Gut colonisation in early life
Birth is a crucial moment in life. It’s not only a stage at which direct maternal support is lost, but also a period of drastic change in the gut. Even if the recent theories on the colonisation of the developing intestine in utero are plausible, birth and early-life remain a critical phase in the colonisation and development of the gut microbiota, as disturbances in the composition of the microbiota may lead to dysregulation in the functioning of the immune system and likelihood of developing metabolic diseases.
An important age-dependent factor that defines the colonisation of the gut is dietary intake. For instance, breast milk provides a high concentration of lactose which limits the carbon source to the gut microbes and it also provides antibacterial substances. However, assuming that the settlement of gut bacteria is driven merely by the exposure to the surrounding environment may be an incomplete picture of this intricate process. The genetic make-up and the physiological state of an individual are also contributing factors that shape this community. Interestingly, recent publications highlight both innate and adaptive immunity as key players for the distribution of a microbiota in the gut and suggest, at the same time, that gut colonisation follows a “first come, first served” pattern.
In their most recent publication, Fulde and colleagues suggested that a host-microbe regulatory circuit exists, acting as a gatekeeper influencing the establishment of bacteria in the intestine after birth. This checkpoint has to deal with the activation of a circuit regulated by epithelial toll-like receptor 5 (TLR5), myeloid differentiation primary response 88 (MYD88) and regenerating islet-derived protein 3 gamma (REG3γ). This was discovered after investigating the age-based expression of innate immune receptor molecules by intestinal epithelial cells in mice. The experiments showed TLR5 as the leading protein in the circuit whose presence led the establishment of a normal gut microbial composition by reducing the colonisation of flagellated bacteria - a configuration that was observed to persist life-long in the animals (at least 42 days).
The gene encoding TLR5 was seen to be highly expressed at an early stage. By series of (faecal) transplants, it was possible to find that the modulatory effects of TLR-5 were specific to the postnatal frame (around 21 days after birth, with a peak in the first two weeks of life). Pups or adult mice were unable to correct the altered microbiota even in presence of the TLR-5 gene. In addition, TLR5-deficient animals were found to have a phenotype characterised by a high food intake and body weight as well as differences in the pancreatic and liver tissue.

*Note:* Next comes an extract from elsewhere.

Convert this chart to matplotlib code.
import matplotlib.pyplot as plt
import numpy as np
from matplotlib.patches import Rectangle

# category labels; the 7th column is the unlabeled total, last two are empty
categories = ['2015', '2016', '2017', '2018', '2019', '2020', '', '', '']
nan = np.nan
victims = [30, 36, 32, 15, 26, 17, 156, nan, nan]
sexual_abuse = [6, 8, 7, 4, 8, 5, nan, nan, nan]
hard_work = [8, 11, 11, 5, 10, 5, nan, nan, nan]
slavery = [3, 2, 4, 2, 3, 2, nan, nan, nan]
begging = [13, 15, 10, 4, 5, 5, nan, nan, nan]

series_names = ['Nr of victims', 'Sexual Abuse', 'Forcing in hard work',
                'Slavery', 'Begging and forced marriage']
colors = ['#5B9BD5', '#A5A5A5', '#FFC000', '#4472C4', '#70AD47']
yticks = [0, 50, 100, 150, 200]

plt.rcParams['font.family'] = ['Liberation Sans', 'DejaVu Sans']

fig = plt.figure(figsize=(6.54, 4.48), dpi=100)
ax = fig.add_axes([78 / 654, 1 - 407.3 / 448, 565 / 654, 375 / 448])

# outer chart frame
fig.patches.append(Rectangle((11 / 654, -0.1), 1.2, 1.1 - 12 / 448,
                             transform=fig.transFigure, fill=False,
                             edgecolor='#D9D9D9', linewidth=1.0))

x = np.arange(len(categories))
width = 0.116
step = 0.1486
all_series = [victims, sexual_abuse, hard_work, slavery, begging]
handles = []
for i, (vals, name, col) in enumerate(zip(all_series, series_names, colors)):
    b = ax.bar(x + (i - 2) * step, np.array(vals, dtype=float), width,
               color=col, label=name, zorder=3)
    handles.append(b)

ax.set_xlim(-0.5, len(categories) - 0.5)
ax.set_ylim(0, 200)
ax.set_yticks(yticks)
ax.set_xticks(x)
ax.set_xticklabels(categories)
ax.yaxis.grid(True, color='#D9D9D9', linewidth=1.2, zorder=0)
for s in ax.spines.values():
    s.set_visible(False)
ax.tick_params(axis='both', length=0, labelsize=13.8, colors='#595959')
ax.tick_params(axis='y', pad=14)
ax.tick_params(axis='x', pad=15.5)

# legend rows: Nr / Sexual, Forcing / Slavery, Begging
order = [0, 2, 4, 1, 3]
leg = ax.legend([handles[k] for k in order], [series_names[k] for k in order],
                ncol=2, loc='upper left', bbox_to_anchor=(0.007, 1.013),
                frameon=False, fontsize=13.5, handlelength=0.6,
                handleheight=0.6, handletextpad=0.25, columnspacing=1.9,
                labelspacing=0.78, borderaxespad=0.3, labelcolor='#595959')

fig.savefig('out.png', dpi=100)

The findings indicate TLR5 as a key player in early colonisation. However, it is important to mention that a low expression of TLR5 during adulthood does not necessarily translate into the host being more vulnerable to pathogens. It may actually have a beneficial effect by avoiding an upregulated inflammatory state at this later stage of life which has direct consequences on the homeostasis of the gut microbiota.
Concerning the adaptive immune system, in experiments using a faecal suspension or bacterial cocktail transplants, Martinez and colleagues observed that mice without Rag1 (recombination activating gene 1) had significantly lower diversity when compared to wild type animals. Moreover, when host genetics and diet were standardised, the order of microbes arrival was seen to have a priority effect that defined the ecological success in the assembly of the microbiota. In this set of studies, different strains isolated from adult mice were used to colonise the gut of young mice. The first microbes introduced showed their dominance in the arising ecosystem. These results were also confirmed when using a defined cocktail of bacteria. When compared with the effects from adaptive immunity experiments, the order by which the microbes were inoculated was seen to have a stronger colonisation impact.
Early life is considered by many researchers as a window of opportunity to steer the gut community in order to support host’s health. The findings from Fulde et al. and Martinez et al. highlight the potential relevance of order and timing during microbial colonisation of the gut. Furthermore, the shifting responses on the activation of receptors from the innate and adaptive immune systems are suggested to perform in an age-dependent way.